From an observational standpoint, the authors suggest several mitigations. Adding far‑infrared or sub‑millimeter data (e.g., from ALMA) can constrain the total dust luminosity and break the degeneracy that leads to A_V underestimates in high‑τ_V systems. Mid‑infrared photometry (e.g., JWST/MIRI) can help separate AGN contributions from stellar light. Employing more flexible SFH libraries—such as two‑component models that combine an old exponential with a recent burst—or allowing for variable attenuation curves (e.g., power‑law or mixed screen + birth‑cloud models) reduces mass and age biases. Incorporating metallicity as a free parameter or using a grid of metallicities also improves the fidelity of the recovered stellar ages.

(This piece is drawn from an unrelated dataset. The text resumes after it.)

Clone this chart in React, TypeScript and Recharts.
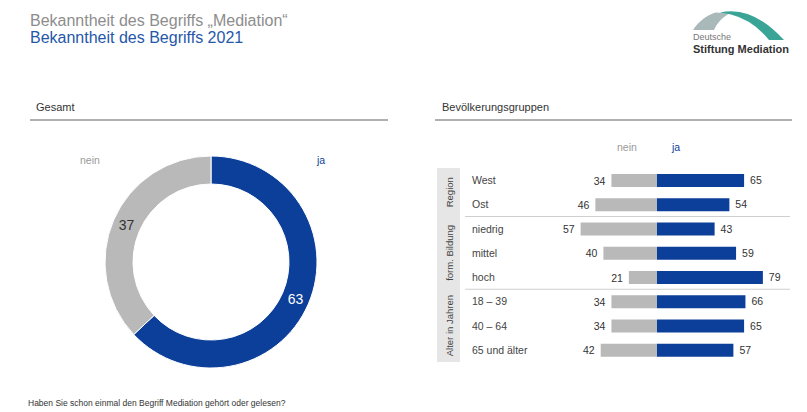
import React from "react";
import { PieChart, Pie, Cell, BarChart, Bar, XAxis, YAxis, LabelList } from "recharts";

const FONT = "'Liberation Sans', Arial, Helvetica, sans-serif";
const BLUE = "#0c3f99";
const GRAY = "#b9b9b9";

// Gesamt
const totalLabels = ["ja", "nein"];
const totalValues = [63, 37];

// Bevölkerungsgruppen
const categories = ["West", "Ost", "niedrig", "mittel", "hoch", "18 – 39", "40 – 64", "65 und älter"];
const neinValues = [34, 46, 57, 40, 21, 34, 34, 42];
const jaValues = [65, 54, 43, 59, 79, 66, 65, 57];
const groupNames = ["Region", "form. Bildung", "Alter in Jahren"];
const groupSizes = [2, 3, 3];

const pieData = totalLabels.map((name, i) => ({ name, value: totalValues[i] }));
const barData = categories.map((name, i) => ({ name, nein: -neinValues[i], ja: jaValues[i] }));

const RAD = Math.PI / 180;

const PieLabel = (props: any) => {
  const { cx, cy, midAngle, innerRadius, outerRadius, value, index } = props;
  const r = (innerRadius + outerRadius) / 2;
  const x = cx + r * Math.cos(-midAngle * RAD);
  const y = cy + r * Math.sin(-midAngle * RAD);
  return (
    <text x={x} y={y} textAnchor="middle" dominantBaseline="central" fontSize={14} fontFamily={FONT}
      fill={index === 0 ? "#ffffff" : "#333333"}>
      {value}
    </text>
  );
};

const CatTick = (props: any) => {
  const { y, payload } = props;
  return (
    <text x={52} y={y} dominantBaseline="central" fontSize={10.5} fontFamily={FONT} fill="#444">
      {payload.value}
    </text>
  );
};

const NeinLabel = (props: any) => {
  const { x, y, width, height, value } = props;
  const left = Math.min(Number(x), Number(x) + Number(width));
  return (
    <text x={left - 6} y={Number(y) + Number(height) / 2} textAnchor="end" dominantBaseline="central"
      fontSize={10.5} fill="#333" fontFamily={FONT}>
      {Math.abs(Number(value))}
    </text>
  );
};

// layout of bar plot (page coords)
const BAR_TOP = 168;
const BAR_BOTTOM = 362;
const BAND = (BAR_BOTTOM - BAR_TOP) / categories.length;

export default function App() {
  let acc = 0;
  const groups = groupSizes.map((n, gi) => {
    const start = acc;
    acc += n;
    return { name: groupNames[gi], start, end: acc };
  });

  return (
    <div style={{ position: "absolute", left: 0, top: 0, width: 807, height: 412, background: "#fff", overflow: "hidden", fontFamily: FONT }}>
      {/* text & decoration overlay */}
      <svg width={807} height={412} style={{ position: "absolute", left: 0, top: 0 }}>
        <text x={30} y={26} fontSize={16} fill="#8d8d8d" fontFamily={FONT}>Bekanntheit des Begriffs „Mediation“</text>
        <text x={30} y={43} fontSize={16} fill="#2557a9" fontFamily={FONT}>Bekanntheit des Begriffs 2021</text>

        {/* logo */}
        <path d="M693,30 C699,21 707,15 716,12.5 L729,13.5 C722,18 717,23 714,30 Z" fill="#a9b9b9" />
        <path d="M720,12.5 Q752,5 784,40 L769,40 Q753,20 731,14.5 Z" fill="#3aa597" />
        <text x={693} y={40} fontSize={9} fill="#777" fontFamily={FONT}>Deutsche</text>
        <text x={693} y={53} fontSize={11} fontWeight="bold" fill="#333" fontFamily={FONT}>Stiftung Mediation</text>

        {/* section headers */}
        <text x={36} y={111} fontSize={11} fill="#333" fontFamily={FONT}>Gesamt</text>
        <rect x={30} y={119} width={358} height={2} fill="#b0b0b0" />
        <text x={442} y={111} fontSize={11} fill="#333" fontFamily={FONT}>Bevölkerungsgruppen</text>
        <rect x={435} y={119} width={357} height={2} fill="#b0b0b0" />

        {/* pie legend labels */}
        <text x={80} y={164} fontSize={10.5} fill="#9a9a9a" fontFamily={FONT}>nein</text>
        <text x={317} y={164} fontSize={10.5} fill={BLUE} fontFamily={FONT}>ja</text>

        {/* bar header labels */}
        <text x={617} y={151} fontSize={10.5} fill="#9a9a9a" fontFamily={FONT}>nein</text>
        <text x={672} y={151} fontSize={10.5} fill={BLUE} fontFamily={FONT}>ja</text>

        {/* group box */}
        <rect x={437} y={BAR_TOP} width={23} height={BAR_BOTTOM - BAR_TOP} fill="#e6e6e6" />
        {groups.map((g, i) => {
          const cy = BAR_TOP + ((g.start + g.end) / 2) * BAND;
          return (
            <text key={i} x={0} y={0} transform={`translate(449,${cy}) rotate(-90)`} textAnchor="middle"
              dominantBaseline="central" fontSize={9.5} fill="#444" fontFamily={FONT}>{g.name}</text>
          );
        })}
        {groups.slice(0, -1).map((g, i) => (
          <rect key={i} x={465} y={BAR_TOP + g.end * BAND - 0.5} width={325} height={1} fill="#cfcfcf" />
        ))}

        <text x={28} y={406} fontSize={8.5} fill="#333" fontFamily={FONT}>Haben Sie schon einmal den Begriff Mediation gehört oder gelesen?</text>
      </svg>

      {/* donut */}
      <div style={{ position: "absolute", left: 0, top: 0 }}>
        <PieChart width={420} height={412}>
          <Pie data={pieData} dataKey="value" nameKey="name" cx={206} cy={257} innerRadius={78} outerRadius={106}
            startAngle={90} endAngle={-270} isAnimationActive={false} label={PieLabel} labelLine={false}
            stroke="#ffffff" strokeWidth={1}>
            <Cell fill={BLUE} />
            <Cell fill={GRAY} />
          </Pie>
        </PieChart>
      </div>

      {/* diverging bars */}
      <div style={{ position: "absolute", left: 420, top: 0 }}>
        <BarChart width={387} height={412} data={barData} layout="vertical" stackOffset="sign"
          margin={{ top: BAR_TOP, bottom: 412 - BAR_BOTTOM, left: 10, right: 16 }}>
          <XAxis type="number" domain={[-100, 100]} hide />
          <YAxis type="category" dataKey="name" width={93} axisLine={false} tickLine={false} tick={<CatTick />} interval={0} />
          <Bar dataKey="nein" stackId="a" fill={GRAY} barSize={13} isAnimationActive={false}>
            <LabelList dataKey="nein" content={<NeinLabel />} />
          </Bar>
          <Bar dataKey="ja" stackId="a" fill={BLUE} barSize={13} isAnimationActive={false}>
            <LabelList dataKey="ja" position="right" offset={6}
              style={{ fontSize: 10.5, fill: "#333", fontFamily: FONT }} />
          </Bar>
        </BarChart>
      </div>
    </div>
  );
}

In summary, broadband SED fitting remains a powerful tool for extracting galaxy physical parameters at z ≈ 2, but the method is vulnerable to systematic errors when galaxies experience intense star formation, high dust optical depths, or host luminous AGN. The study underscores the importance of realistic template construction and the value of multi‑wavelength data to alleviate these biases, guiding future surveys that aim to characterize the mass assembly and star‑formation histories of the early universe.